Lucía respira aliviada quando vê o caminhão-tanque azul virar a esquina. "Graças a Deus", solta, relaxando os braços que há pelo menos dez minutos balançava no ar em movimento de seta. Ela já não aguentava mais repetir aos motoristas o endereço do único posto das redondezas que ainda tinha gasolina na tarde desta segunda (30).
A frentista, que preferiu não dizer o sobrenome, trabalha em uma estação no bairro de Palermo, um dos mais caros e turísticos de Buenos Aires. Às vésperas das eleições, a Argentina vive uma crise de escassez de combustível que já dura quatro dias, tornando duas cenas comuns em todo o país: postos fechados ou motoristas entediados em longas filas que se estendem pelos quarteirões.
O motorista Jose Garcia, 72, deu "sorte". Viu o tal caminhão passar na rua de trás, resolveu segui-lo e, mesmo que ainda fosse demorar uma hora para abastecer as bombas, preferiu estacionar e esperar. "É melhor do que rodar e rodar tentando encontrar outro", justifica, enquanto manobra encostando na calçada.
Ele roda 200 km por dia fazendo o transporte de crianças com deficiência, mas na sexta-feira (27), quando o desabastecimento começou, teve que trabalhar com o que tinha no tanque porque não se achava gasolina em nenhum lugar. No fim de semana, chamar um carro de aplicativo ou um táxi podia levar até 20 minutos.
"Está parecendo a Venezuela", compara o motorista de Uber Ramon Eduardo, 44, que migrou há cerca de cinco anos com a piora na crise em seu país, onde pondera que a situação é muito mais grave, com preços impraticáveis e gasolina adulterada. "A frentista me disse que era para ter chegado dois caminhões, mas só chegou um", afirma ele, que contou cerca de 40 carros na fila no sábado.
Ainda não há previsão de quando a situação vai se normalizar, mas a expectativa é que não demore muito. As empresas YPF (estatal), Raízen (ligada à Shell), Trafigura (Puma) e Axion divulgaram uma nota conjunta no sábado (28) dizendo que estavam atuando no limite, mas que o abastecimento interno iria se reestabelecendo nos próximos dias.
Segundo elas, um dos principais motivos para a crise foi uma explosão da demanda, especialmente nas últimas duas semanas, causada por um feriado, viagens para as eleições do último dia 22 e o início do período de plantio no campo, setor que consome um terço do diesel do país, diz a Sociedade Rural Argentina (SRA).
De acordo com especialistas, porém, há um conjunto de fatores que levaram a essa situação, todos relacionados à instabilidade política e econômica que a Argentina sofre. Por isso, a questão gerou uma troca de acusações entre o ministro da Economia Sergio Massa e o ultraliberal Javier Milei, que disputarão o segundo turno em três semanas.
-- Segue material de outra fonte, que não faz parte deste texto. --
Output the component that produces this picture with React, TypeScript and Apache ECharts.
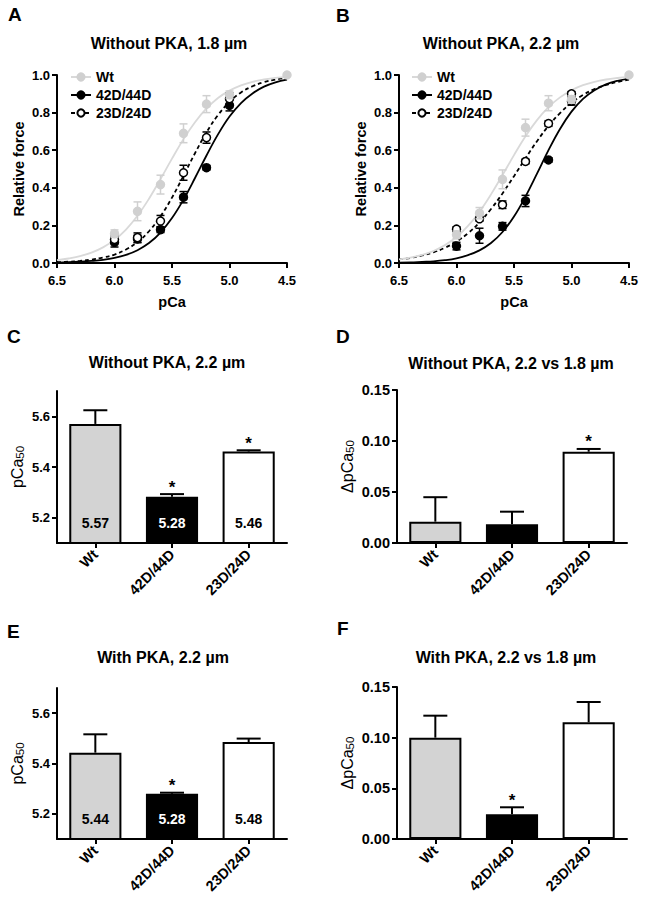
import React, { useEffect, useRef } from 'react';
import * as echarts from 'echarts';

const FONT = '"Liberation Sans", Arial, Helvetica, sans-serif';

// ---------- Panels A & B: force-pCa relations ----------
const pCaPoints = [6.0, 5.8, 5.6, 5.4, 5.2, 5.0, 4.5];

const aWt = [0.156, 0.275, 0.417, 0.69, 0.845, 0.895, 1.0];
const aWtErr = [0.02, 0.05, 0.05, 0.05, 0.045, 0.02, 0];
const a42 = [0.11, 0.128, 0.177, 0.35, 0.507, 0.839];
const a42Err = [0.025, 0.02, 0.015, 0.03, 0.012, 0.03];
const a23 = [0.125, 0.135, 0.223, 0.48, 0.667, 0.874];
const a23Err = [0.02, 0.025, 0.03, 0.04, 0.03, 0.03];

const bWt = [0.15, 0.265, 0.445, 0.72, 0.85, 0.87, 1.0];
const bWtErr = [0.02, 0.03, 0.05, 0.045, 0.04, 0.02, 0];
const b42 = [0.09, 0.145, 0.195, 0.33, 0.548, 0.86];
const b42Err = [0.02, 0.04, 0.02, 0.03, 0.012, 0.02];
const b23 = [0.18, 0.235, 0.31, 0.54, 0.742, 0.9];
const b23Err = [0.012, 0.012, 0.02, 0.012, 0.015, 0.012];

// fitted curves, read at pCa steps
const fitPCa = [6.5, 6.4, 6.3, 6.2, 6.1, 6.0, 5.9, 5.8, 5.7, 5.6, 5.5, 5.4, 5.3, 5.2, 5.1, 5.0, 4.9, 4.8, 4.7, 4.6, 4.5];
const aWtFit = [0.015, 0.024, 0.036, 0.055, 0.083, 0.123, 0.178, 0.251, 0.342, 0.446, 0.555, 0.659, 0.749, 0.822, 0.878, 0.917, 0.945, 0.964, 0.976, 0.985, 0.99];
const a42Fit = [0.002, 0.004, 0.007, 0.011, 0.017, 0.027, 0.043, 0.068, 0.106, 0.162, 0.239, 0.337, 0.452, 0.572, 0.684, 0.779, 0.851, 0.902, 0.938, 0.961, 0.975];
const a23Fit = [0.004, 0.007, 0.011, 0.018, 0.029, 0.045, 0.072, 0.111, 0.169, 0.248, 0.348, 0.464, 0.584, 0.695, 0.787, 0.857, 0.907, 0.94, 0.962, 0.976, 0.985];
const bWtFit = [0.019, 0.028, 0.043, 0.064, 0.095, 0.138, 0.197, 0.273, 0.365, 0.468, 0.574, 0.674, 0.76, 0.829, 0.881, 0.919, 0.946, 0.964, 0.976, 0.984, 0.99];
const b42Fit = [0.002, 0.003, 0.006, 0.009, 0.015, 0.025, 0.042, 0.067, 0.106, 0.165, 0.247, 0.353, 0.475, 0.6, 0.713, 0.805, 0.873, 0.919, 0.95, 0.969, 0.981];
const b23Fit = [0.019, 0.027, 0.04, 0.057, 0.081, 0.114, 0.158, 0.216, 0.287, 0.37, 0.462, 0.557, 0.648, 0.729, 0.797, 0.852, 0.894, 0.925, 0.947, 0.963, 0.975];

const seriesNames = ['Wt', '42D/44D', '23D/24D'];

// ---------- Panels C-F: bars ----------
const barCategories = ['Wt', '42D/44D', '23D/24D'];

const cValues = [5.57, 5.283, 5.461];
const cErr = [0.054, 0.01, 0.005];
const cSig = [false, true, true];
const cLabels = ['5.57', '5.28', '5.46'];

const dValues = [0.0209, 0.0183, 0.0895];
const dErr = [0.024, 0.0124, 0.0027];
const dSig = [false, false, true];

const eValues = [5.443, 5.28, 5.485];
const eErr = [0.073, 0.004, 0.014];
const eSig = [false, true, false];
const eLabels = ['5.44', '5.28', '5.48'];

const fValues = [0.1, 0.0244, 0.1152];
const fErr = [0.0217, 0.0069, 0.02];
const fSig = [false, true, false];

const pcaTicks = [5.2, 5.4, 5.6];

const panelTitles = [
  'Without PKA, 1.8 µm',
  'Without PKA, 2.2 µm',
  'Without PKA, 2.2 µm',
  'Without PKA, 2.2 vs 1.8 µm',
  'With PKA, 2.2 µm',
  'With PKA, 2.2 vs 1.8 µm',
];
const panelLetters = ['A', 'B', 'C', 'D', 'E', 'F'];

const GRAY = '#d0d0d0';
const barColors = ['#d3d3d3', '#000000', '#ffffff'];
const labelColors = ['#000000', '#ffffff', '#000000'];

function buildOption() {
  const grid: any[] = [
    { left: 57, top: 75, width: 230, height: 188 },
    { left: 399, top: 75, width: 230, height: 188 },
    { left: 57, top: 391, width: 230, height: 152 },
    { left: 397, top: 390, width: 230, height: 153 },
    { left: 57, top: 688, width: 230, height: 151 },
    { left: 397, top: 687, width: 230, height: 152 },
  ];

  const axisLine = { show: true, onZero: false, lineStyle: { color: '#000', width: 2 } };
  const axisTick = { show: true, length: 5, lineStyle: { color: '#000', width: 2 } };

  const xAxis: any[] = [];
  const yAxis: any[] = [];
  const series: any[] = [];

  // curve panels
  [0, 1].forEach((gi) => {
    xAxis.push({
      type: 'value', gridIndex: gi, min: 4.5, max: 6.5, interval: 0.5, inverse: true,
      name: 'pCa', nameLocation: 'middle', nameGap: 31,
      nameTextStyle: { fontFamily: FONT, fontWeight: 'bold', fontSize: 14.5, color: '#000' },
      axisLine, axisTick,
      axisLabel: { formatter: (v: number) => v.toFixed(1), fontFamily: FONT, fontWeight: 'bold', fontSize: 13, color: '#000', margin: 11 },
      splitLine: { show: false },
    });
    yAxis.push({
      type: 'value', gridIndex: gi, min: 0, max: 1, interval: 0.2,
      name: 'Relative force', nameLocation: 'middle', nameGap: 31, nameRotate: 90,
      nameTextStyle: { fontFamily: FONT, fontWeight: 'bold', fontSize: 14.5, color: '#000' },
      axisLine, axisTick,
      axisLabel: { formatter: (v: number) => v.toFixed(1), fontFamily: FONT, fontWeight: 'bold', fontSize: 13, color: '#000', margin: 7 },
      splitLine: { show: false },
    });
  });

  const errRender = (color: string, cap: number) => (params: any, api: any) => {
    const x = api.value(0);
    const y = api.value(1);
    const e = api.value(2);
    if (!e) return { type: 'group', children: [] };
    const top = api.coord([x, y + e]);
    const bot = api.coord([x, y - e]);
    const st = { stroke: color, lineWidth: 1.5 };
    return {
      type: 'group',
      children: [
        { type: 'line', shape: { x1: top[0], y1: top[1], x2: bot[0], y2: bot[1] }, style: st },
        { type: 'line', shape: { x1: top[0] - cap, y1: top[1], x2: top[0] + cap, y2: top[1] }, style: st },
        { type: 'line', shape: { x1: bot[0] - cap, y1: bot[1], x2: bot[0] + cap, y2: bot[1] }, style: st },
      ],
    };
  };

  const curveSets = [
    { gi: 0, pts: [a42, a23, aWt], errs: [a42Err, a23Err, aWtErr], fits: [a42Fit, a23Fit, aWtFit] },
    { gi: 1, pts: [b42, b23, bWt], errs: [b42Err, b23Err, bWtErr], fits: [b42Fit, b23Fit, bWtFit] },
  ];
  const styles = [
    { name: seriesNames[1], line: '#000', fill: '#000', border: '#000', dash: 'solid' as any },
    { name: seriesNames[2], line: '#000', fill: '#fff', border: '#000', dash: [4, 3] as any },
    { name: seriesNames[0], line: '#d9d9d9', fill: GRAY, border: GRAY, dash: 'solid' as any },
  ];

  curveSets.forEach((cs) => {
    // fit lines (used by legend)
    styles.forEach((s, k) => {
      series.push({
        type: 'line', name: s.name, xAxisIndex: cs.gi, yAxisIndex: cs.gi,
        data: fitPCa.map((x, i) => [x, cs.fits[k][i]]),
        smooth: 0.4, showSymbol: false, symbol: 'circle', symbolSize: 8,
        lineStyle: { color: s.line, width: 1.8, type: s.dash },
        itemStyle: { color: s.fill, borderColor: s.border, borderWidth: 1.5 },
        z: 2, silent: true,
      });
    });
    styles.forEach((s, k) => {
      const ys = cs.pts[k];
      const es = cs.errs[k];
      series.push({
        type: 'custom', name: s.name + ' err', xAxisIndex: cs.gi, yAxisIndex: cs.gi,
        data: ys.map((y, i) => [pCaPoints[i], y, es[i]]),
        encode: { x: 0, y: 1 },
        renderItem: errRender(k === 2 ? GRAY : '#000', 4),
        z: 3 + k * 2,
      });
      series.push({
        type: 'scatter', name: s.name + ' data', xAxisIndex: cs.gi, yAxisIndex: cs.gi,
        data: ys.map((y, i) => [pCaPoints[i], y]),
        symbol: 'circle', symbolSize: 8,
        itemStyle: { color: s.fill, borderColor: s.border, borderWidth: 1.5, opacity: 1 },
        z: 4 + k * 2,
      });
    });
  });

  // bar panels
  const barPanels = [
    { gi: 2, vals: cValues, errs: cErr, sig: cSig, labels: cLabels, pca: true, name: '{m|pCa}{s|50}', fs: 13 },
    { gi: 3, vals: dValues, errs: dErr, sig: dSig, labels: null, pca: false, name: '{m|ΔpCa}{s|50}', fs: 14.5 },
    { gi: 4, vals: eValues, errs: eErr, sig: eSig, labels: eLabels, pca: true, name: '{m|pCa}{s|50}', fs: 13 },
    { gi: 5, vals: fValues, errs: fErr, sig: fSig, labels: null, pca: false, name: '{m|ΔpCa}{s|50}', fs: 14.5 },
  ];

  barPanels.forEach((bp) => {
    xAxis.push({
      type: 'category', gridIndex: bp.gi, data: barCategories,
      axisLine, axisTick: { ...axisTick, alignWithLabel: true },
      axisLabel: { rotate: 45, interval: 0, fontFamily: FONT, fontWeight: 'bold', fontSize: 14.5, color: '#000', margin: 9 },
      splitLine: { show: false },
    });
    const yMin = bp.pca ? 5.1 : 0;
    const ya: any = {
      type: 'value', gridIndex: bp.gi, min: yMin, max: bp.pca ? 5.7 : 0.15,
      name: bp.name, nameLocation: 'middle', nameGap: bp.pca ? 31 : 41, nameRotate: 90,
      nameTextStyle: {
        rich: {
          m: { fontFamily: FONT, fontSize: 16, color: '#000' },
          s: { fontFamily: FONT, fontSize: 11.5, color: '#000', verticalAlign: 'bottom', padding: [5, 0, 0, 0] },
        },
      },
      axisLine,
      axisTick: bp.pca ? { ...axisTick, customValues: pcaTicks } : axisTick,
      axisLabel: bp.pca
        ? { customValues: pcaTicks, formatter: (v: number) => v.toFixed(1), fontFamily: FONT, fontWeight: 'bold', fontSize: bp.fs, color: '#000', margin: 7 }
        : { formatter: (v: number) => v.toFixed(2), fontFamily: FONT, fontWeight: 'bold', fontSize: bp.fs, color: '#000', margin: 7 },
      splitLine: { show: false },
    };
    if (!bp.pca) ya.interval = 0.05;
    yAxis.push(ya);

    series.push({
      type: 'bar', xAxisIndex: bp.gi, yAxisIndex: bp.gi, clip: true,
      data: bp.vals.map((v, i) => ({ value: v, itemStyle: { color: barColors[i] } })),
      barWidth: '68%',
      itemStyle: { borderColor: '#000', borderWidth: 2 },
      z: 2, silent: true,
    });
    series.push({
      type: 'custom', xAxisIndex: bp.gi, yAxisIndex: bp.gi,
      data: bp.vals.map((v, i) => [i, v, bp.errs[i]]),
      encode: { x: 0, y: 1 },
      renderItem: (params: any, api: any) => {
        const i = api.value(0);
        const v = api.value(1);
        const e = api.value(2);
        const p0 = api.coord([i, v]);
        const p1 = api.coord([i, v + e]);
        const st = { stroke: '#000', lineWidth: 2 };
        const children: any[] = [
          { type: 'line', shape: { x1: p0[0], y1: p0[1], x2: p1[0], y2: p1[1] }, style: st },
          { type: 'line', shape: { x1: p1[0] - 12, y1: p1[1], x2: p1[0] + 12, y2: p1[1] }, style: st },
        ];
        if (bp.sig[params.dataIndex]) {
          children.push({
            type: 'text', x: p1[0], y: p1[1] - 7,
            style: { text: '*', textAlign: 'center', textVerticalAlign: 'middle', fill: '#000', font: `bold 17px ${FONT}` },
          });
        }
        if (bp.labels) {
          const base = api.coord([i, yMin]);
          children.push({
            type: 'text', x: base[0], y: base[1] - 20,
            style: { text: bp.labels[params.dataIndex], textAlign: 'center', textVerticalAlign: 'middle', fill: labelColors[params.dataIndex], font: `bold 14px ${FONT}` },
          });
        }
        return { type: 'group', children };
      },
      z: 5, silent: true,
    });
  });

  const titlePos = [
    [169, 43], [501, 43], [167, 362], [511, 363], [163, 657], [506, 657],
  ];
  const letterPos = [
    [8, 14], [336, 15], [7, 336], [336, 336], [7, 631], [337, 628],
  ];
  const graphic: any[] = [];
  panelTitles.forEach((t, i) => {
    graphic.push({
      type: 'text', x: titlePos[i][0], y: titlePos[i][1],
      style: { text: t, textAlign: 'center', textVerticalAlign: 'middle', fill: '#000', font: `bold 16px ${FONT}` },
    });
  });
  panelLetters.forEach((t, i) => {
    graphic.push({
      type: 'text', x: letterPos[i][0], y: letterPos[i][1],
      style: { text: t, textAlign: 'left', textVerticalAlign: 'middle', fill: '#000', font: `bold 19px ${FONT}` },
    });
  });

  const legendBase = {
    orient: 'vertical', data: seriesNames, itemWidth: 20, itemHeight: 9, itemGap: 4,
    selectedMode: false, padding: 0,
    textStyle: { fontFamily: FONT, fontWeight: 'bold', fontSize: 14, color: '#000' },
  };

  return {
    animation: false,
    backgroundColor: '#fff',
    grid,
    xAxis,
    yAxis,
    series,
    graphic,
    legend: [
      { ...legendBase, left: 70, top: 70 },
      { ...legendBase, left: 411, top: 70 },
    ],
  };
}

export default function App() {
  const ref = useRef<HTMLDivElement>(null);
  useEffect(() => {
    if (!ref.current) return;
    const chart = echarts.init(ref.current, undefined, { renderer: 'svg' });
    chart.setOption(buildOption() as any);
    return () => chart.dispose();
  }, []);
  return (
    <div
      ref={ref}
      style={{ position: 'absolute', left: 0, top: 0, width: 645, height: 906, background: '#fff' }}
    />
  );
}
De um lado, o peronista acusa as empresas de estarem estocando e especulando com o produto antes das eleições. "Se até a meia-noite de terça-feira (31) o abastecimento de combustível não estiver resolvido, a partir de quarta-feira (1º) não vão poder exportar nenhum navio, porque primeiro o petróleo dos argentinos é dos argentinos", afirmou ele neste domingo, depois dizendo que não foi uma ameaça.
De outro, o direitista diz que "a escassez e a inflação são consequências diretas do modelo 'de casta' defendido por este governo de delinquentes liderado pelo ministro Massa", escreveu. "Colocam preços máximos na gasolina para que 'haja gasolina para todos' e falta gasolina."
Além do aumento na demanda, houve uma dependência maior do que o normal das importações de combustíveis devido a paradas programadas para manutenção em algumas refinarias. Mas, com a falta de reserva de dólares e limitações a importações no país, navios-tanque ficaram parados nos portos nos últimos dias.
O economista Gustavo Burachik, professor da Universidade Nacional do Sul (UNS), cita ainda que, com os preços dos combustíveis controlados internamente, as empresas priorizam as exportações. Logo depois das eleições primárias, quando o dólar disparou, Massa fez um acordo para limitar altas até o dia 31 de outubro, esta quarta.
A expectativa de que os valores subissem a partir desta semana também pode ter contribuído para uma corrida aos postos, agravada pelas notícias de filas e medo de desabastecimento total. Pelos mesmos temores, afirma Burachik, empresas também costumam guardar seus produtos ao invés de distribui-los.
Enquanto isso, no único posto abastecido que a frentista Lucía indicava aos clientes de Palermo, a espera chegava a 40 minutos. O funcionário público de saúde Ramiro Reppetto, 30, não viu outra escolha a não ser esperar: "Já fui em dez estações", diz, enquanto um motoqueiro passa ao lado dizendo "vai, votem no Massa".